We could sit here and sneer a little perhaps. To point to the theory that says this isn’t the way to do things. That some of these techniques could expose the company to risk and to claims. That our way is so much more sophisticated. To some sort of HR (drum roll) people best practice.
But.
Something about this is working for him. Save Britain Money came number five in the Sunday Times 100 best companies to work for. Unlike other awards that you can enter your company for, this one surveys employees and this heavily influences the results. It’s not the only award they have won. The people that work there appear to be pretty engaged, doing what is a very hard job.

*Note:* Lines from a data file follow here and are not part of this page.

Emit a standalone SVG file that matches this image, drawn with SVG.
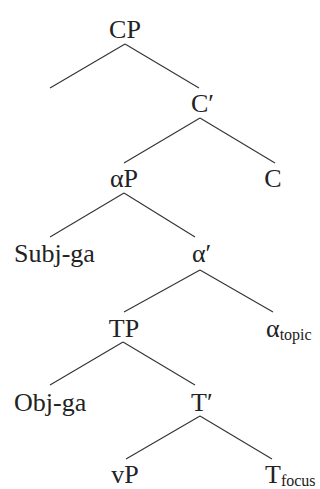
<svg xmlns="http://www.w3.org/2000/svg" width="320" height="489" viewBox="0 0 320 489">
<style>
text{font-family:"Liberation Serif","Times New Roman",serif;font-size:26px;fill:#222}
.m{text-anchor:middle}
.sub{font-size:16px}
#edges line{stroke:#333;stroke-width:1.1}
</style>
<rect width="320" height="489" fill="#fff"/>
<g id="edges">
<line x1="125" y1="44" x2="50" y2="88"/>
<line x1="125" y1="44" x2="199" y2="88"/>
<line x1="200" y1="118" x2="124" y2="163"/>
<line x1="200" y1="118" x2="275" y2="163"/>
<line x1="124" y1="193" x2="50" y2="237"/>
<line x1="124" y1="193" x2="195" y2="237"/>
<line x1="200" y1="270" x2="124" y2="312"/>
<line x1="200" y1="270" x2="273" y2="312"/>
<line x1="123" y1="342" x2="50" y2="385"/>
<line x1="123" y1="342" x2="195" y2="385"/>
<line x1="200" y1="416" x2="126" y2="459"/>
<line x1="200" y1="416" x2="272" y2="459"/>
</g>
<g id="CP"><text class="m" x="125" y="38">CP</text></g>
<g id="Cbar"><text x="191" y="112">C′</text></g>
<g id="aP"><text class="m" x="124" y="187">αP</text></g>
<g id="C"><text class="m" x="273" y="187">C</text></g>
<g id="Subj"><text x="14" y="262">Subj-ga</text></g>
<g id="abar"><text x="192" y="262">α′</text></g>
<g id="TP"><text class="m" x="124" y="337">TP</text></g>
<g id="atopic"><text x="266" y="337">α<tspan class="sub" dy="3">topic</tspan></text></g>
<g id="Obj"><text x="14" y="411">Obj-ga</text></g>
<g id="Tbar"><text x="191" y="411">T′</text></g>
<g id="vP"><text class="m" x="125" y="483">vP</text></g>
<g id="Tfocus"><text x="265" y="483">T<tspan class="sub" dy="3">focus</tspan></text></g>
</svg>
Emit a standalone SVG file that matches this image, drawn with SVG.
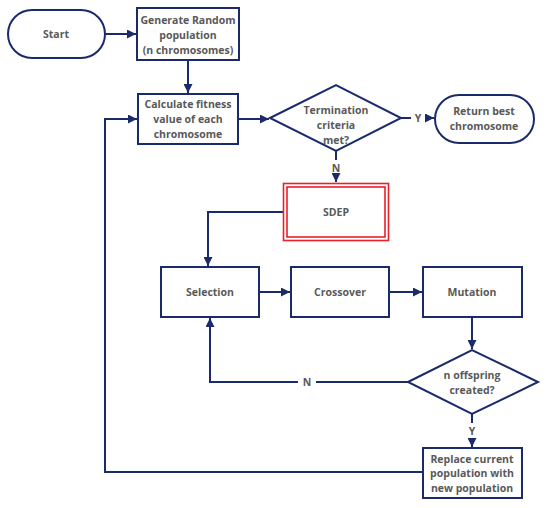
<svg xmlns="http://www.w3.org/2000/svg" width="550" height="508" viewBox="0 0 550 508">
<defs>
<marker id="ah" viewBox="0 0 10 10" refX="10" refY="5" markerWidth="10" markerHeight="9" markerUnits="userSpaceOnUse" orient="auto">
<path d="M0,0 L10,5 L0,10 z" fill="#1b2a6b"/>
</marker>
<style>
.n{fill:#fff;stroke:#1b2a6b;stroke-width:2}
.t{font-family:"Open Sans","Liberation Sans",sans-serif;font-weight:bold;font-size:10.5px;fill:#595959;text-anchor:middle;dominant-baseline:central}
.c{fill:none;stroke:#1b2a6b;stroke-width:2}
.r{fill:none;stroke:#e8202a;stroke-width:1.6}
</style>
</defs>
<rect width="550" height="508" fill="#fff"/>
<g id="connectors">
<path class="c" d="M105,34 H136" marker-end="url(#ah)"/>
<path class="c" d="M188,60 V93" marker-end="url(#ah)"/>
<path class="c" d="M238,119 H269" marker-end="url(#ah)"/>
<path class="c" d="M401,118 H411"/>
<path class="c" d="M425,118 H434" marker-end="url(#ah)"/>
<path class="c" d="M336,151 V160"/>
<path class="c" d="M336,176 V182" marker-end="url(#ah)"/>
<path class="c" d="M283,212 H208 V266" marker-end="url(#ah)"/>
<path class="c" d="M259,292 H290" marker-end="url(#ah)"/>
<path class="c" d="M389,292 H422" marker-end="url(#ah)"/>
<path class="c" d="M472,317 V349" marker-end="url(#ah)"/>
<path class="c" d="M408,382 H316"/>
<path class="c" d="M298,382 H210 V318" marker-end="url(#ah)"/>
<path class="c" d="M472,414 V423"/>
<path class="c" d="M472,439 V447" marker-end="url(#ah)"/>
<path class="c" d="M423,472 H105 V119 H137" marker-end="url(#ah)"/>
<text class="t" x="418" y="118">Y</text>
<text class="t" x="336" y="168">N</text>
<text class="t" x="307" y="382">N</text>
<text class="t" x="472" y="431">Y</text>
</g>
<g id="start">
<rect class="n" x="8" y="10" width="97" height="48" rx="24"/>
<text class="t" x="56" y="34">Start</text>
</g>
<g id="generate">
<rect class="n" x="137" y="8" width="102" height="52"/>
<text class="t" x="188" y="20">Generate Random</text>
<text class="t" x="188" y="35">population</text>
<text class="t" x="188" y="50">(n chromosomes)</text>
</g>
<g id="calculate">
<rect class="n" x="138" y="94" width="100" height="50"/>
<text class="t" x="188" y="104">Calculate fitness</text>
<text class="t" x="188" y="119">value of each</text>
<text class="t" x="188" y="134">chromosome</text>
</g>
<g id="termination">
<polygon class="n" points="270,118 336,85 401,118 336,151"/>
<text class="t" x="336" y="110">Termination</text>
<text class="t" x="336" y="125">criteria</text>
<text class="t" x="336" y="140">met?</text>
</g>
<g id="return">
<rect class="n" x="435" y="95" width="99" height="48" rx="24"/>
<text class="t" x="484" y="111">Return best</text>
<text class="t" x="484" y="126">chromosome</text>
</g>
<g id="sdep">
<rect x="283" y="183" width="106" height="58" fill="#fff"/>
<rect class="r" x="283.5" y="183.5" width="105" height="57"/>
<rect class="r" x="287" y="187" width="98" height="50"/>
<text class="t" x="336" y="212">SDEP</text>
</g>
<g id="selection">
<rect class="n" x="161" y="267" width="98" height="50"/>
<text class="t" x="210" y="292">Selection</text>
</g>
<g id="crossover">
<rect class="n" x="291" y="267" width="98" height="50"/>
<text class="t" x="340" y="292">Crossover</text>
</g>
<g id="mutation">
<rect class="n" x="423" y="267" width="99" height="50"/>
<text class="t" x="472" y="292">Mutation</text>
</g>
<g id="offspring">
<polygon class="n" points="408,382 472,350 538,382 472,414"/>
<text class="t" x="472" y="375">n offspring</text>
<text class="t" x="472" y="390">created?</text>
</g>
<g id="replace">
<rect class="n" x="423" y="448" width="99" height="50"/>
<text class="t" x="472" y="459">Replace current</text>
<text class="t" x="472" y="473">population with</text>
<text class="t" x="472" y="488">new population</text>
</g>
</svg>
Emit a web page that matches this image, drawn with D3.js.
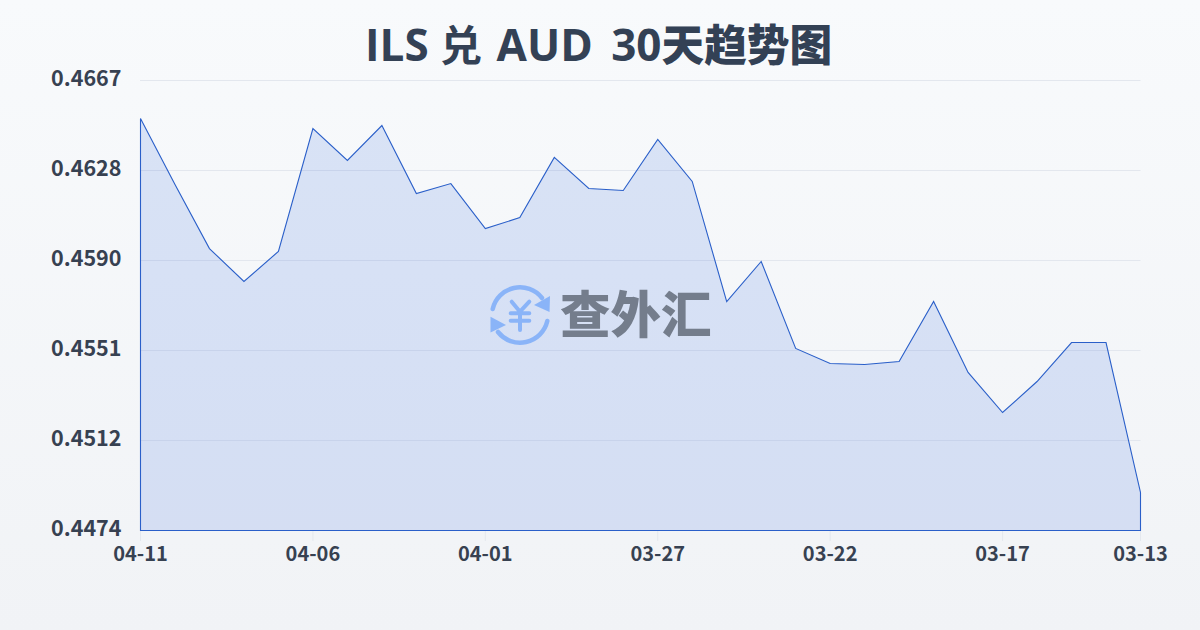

Nev’s mantra is ‘happy people sell’. The sounds suspiciously like employee engagement drives business performance to me. You know, that thing we are still talking about and arguing about. Whatever our HR theory says, Nev is making it work for him, at his place. Long may he continue to do so.
I had the opportunity to interview him today. I asked him how he felt about being in a room full of hundreds of HR folks. He was quite polite. But I’m guessing by the look on his face, he was wondering what on earth he was doing here. For one I am glad he came. Because sometimes we can put own heads up our respective backsides with the theories and the seriousness and the debates.
Somewhere in here there is a lesson to be learned. I’m just not sure entirely what it is yet.
Now excuse me. I’m off for an existential crisis.
To do things in a fun, genuine AND well thought through way as well?
Nev’s heart is in the right place as we see at the end of the series – it’s a good example of Punk Rock HR
I am a huge Nev fan and also got very excited when Chickenhead retweeted a comment on the call centre during the last series.
I think their success boils down to a few key things, they genuinely care about their people and want them to enjoy coming to work but there is no room for under performing, goals are clearly set and if you don’t achieve them you are pulled up (or asked to leave with regret). And the managers seem to manage people without needing to run to checkin with HR all the time (eek what would we do!). Generally call centres have a younger workforce demographic so having fun, laughs and the sometimes cringe worthy moments of tv works for them.
Nev’s a boss who is akin to your embarrassing Dad as a teenager, wants you to do well, winds you up but will back you all the way when needed. Thats why I love the Nev approach.